In your inequality, equality holds if and only if $a=b=c$.
Another proof: By Hölder's inequality:
$$\frac{a^3}{b}+\frac{b^3}{c}+\frac{c^3}{a}\ge \frac{(a+b+c)^3}{3(a+b+c)}=\frac{(a+b+c)^2}{3}$$
Also $(a+b+c)^2\ge 3(ab+bc+ca)$, because this is equivalent to $a^2+b^2+c^2\ge ab+bc+ca$ (see the Lemma).
It is actually very simple. Use nothing but AM-GM. $$\frac{a^3}{b} + ab \geq 2a^2$$ $$\frac{b^3}{c} + bc \geq 2b^2$$ $$\frac{c^3}{a} + ac \geq 2c^2$$ $$LHS + (ab+bc+ac) \geq 2(a^2+b^2+c^2) \geq 2(ab + bc +ac)$$ We are done.

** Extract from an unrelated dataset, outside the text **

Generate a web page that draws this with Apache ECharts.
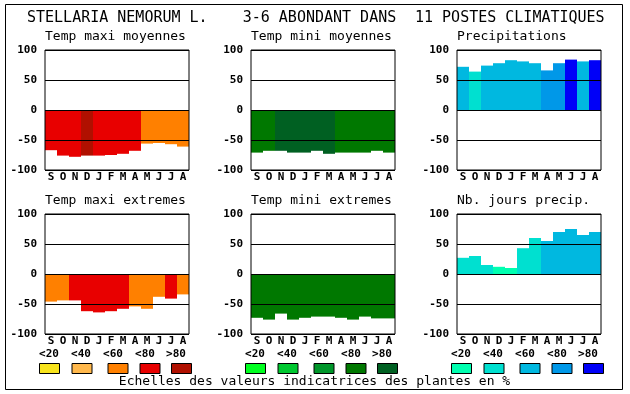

For positive $x$, $y$, $z$, $a$, $b$, and $c$, note that that \begin{align*} (x+y+z)^2 &= \left(\frac{x}{\sqrt{a}}\sqrt{a} + \frac{y}{\sqrt{b}}\sqrt{b} +\frac{z}{\sqrt{c}}\sqrt{c}\right)^2\\ &\le \left(\frac{x^2}{a} + \frac{y^2}{b} +\frac{z^2}{c}\right)(a+b+c). \end{align*} That is, \begin{align*} \frac{x^2}{a} + \frac{y^2}{b} +\frac{z^2}{c} \ge \frac{(x+y+z)^2}{a+b+c}. \end{align*} Then \begin{align*} \frac{a^3}{b} + \frac{b^3}{c} +\frac{c^3}{a} &=\frac{a^4}{ab} + \frac{b^4}{bc} +\frac{c^4}{ac}\\ &\ge \frac{\left(a^2+b^2+c^2\right)^2}{ab+bc+ac}\\ &\ge \frac{\left(ab+bc+ac\right)^2}{ab+bc+ac}\\ &=ab+bc+ac. \end{align*}
your inequalitiy is equivalent to $$a^4c+b^4a+c^4b-a^2b^2c-a^2bc^2-ab^2c^2\geq 0$$ this is equivalent to $$(a^2-b^2)(a^2c-bc^2)+(b^2-c^2)(ab^2-bc^2)\geq 0$$ we assume that $$a\geq b\geq c$$ thus $$a^2\geq b^2$$ and $$a^2\geq bc$$ and $$b^2\geq c^2$$ and $$ab\geq c^2$$ in the case $$a\geq c\geq b$$ we have $$(a^2-c^2)(a^2c-c^2b)+(a^2c-b^2a)(c^2-b^2)\geq 0$$
$$ \begin{align} &\left(\frac{a^3}b+\frac{b^3}c+\frac{c^3}a\right)-(ab+bc+ca)\\ &=\frac ab\left(a^2-b^2\right)+\frac bc\left(b^2-c^2\right)+\frac ca\left(c^2-a^2\right)\\[3pt] &=\left(\frac ab-1\right)\left(a^2-b^2\right)+\left(\frac bc-1\right)\left(b^2-c^2\right)+\left(\frac ca-1\right)\left(c^2-a^2\right)\\ &=\frac{(a-b)^2(a+b)}b+\frac{(b-c)^2(b+c)}c+\frac{(c-a)^2(c+a)}a\\[6pt] &\ge0 \end{align} $$ This also shows that equality requires $a=b=c$.
We have:
$$ \frac{a^4}{ab}+\frac{b^4}{bc}+\frac{c^4}{ca} ≥ ab + bc + ca $$
Also note that
$$ \frac{a^4}{ab}+\frac{b^4}{bc}+\frac{c^4}{ca} ≥ \frac{(a^2+b^2+c^2)^2}{ab+bc+ca}$$
(Because of the Cauchy Schwarz lemma or the Titu's Lemma)
So if we can prove that
$$\frac{(a^2+b^2+c^2)^2}{ab+bc+ca} ≥ ab + bc + ca$$
Then our work is done; so
$$ (a^2+b^2+c^2)^2 ≥ (ab+bc+ca)^2$$
$$ ⇒ a^2+b^2+c^2 ≥ ab+bc+ca \ \square$$
This can simply be proven using the rearrangement inequality.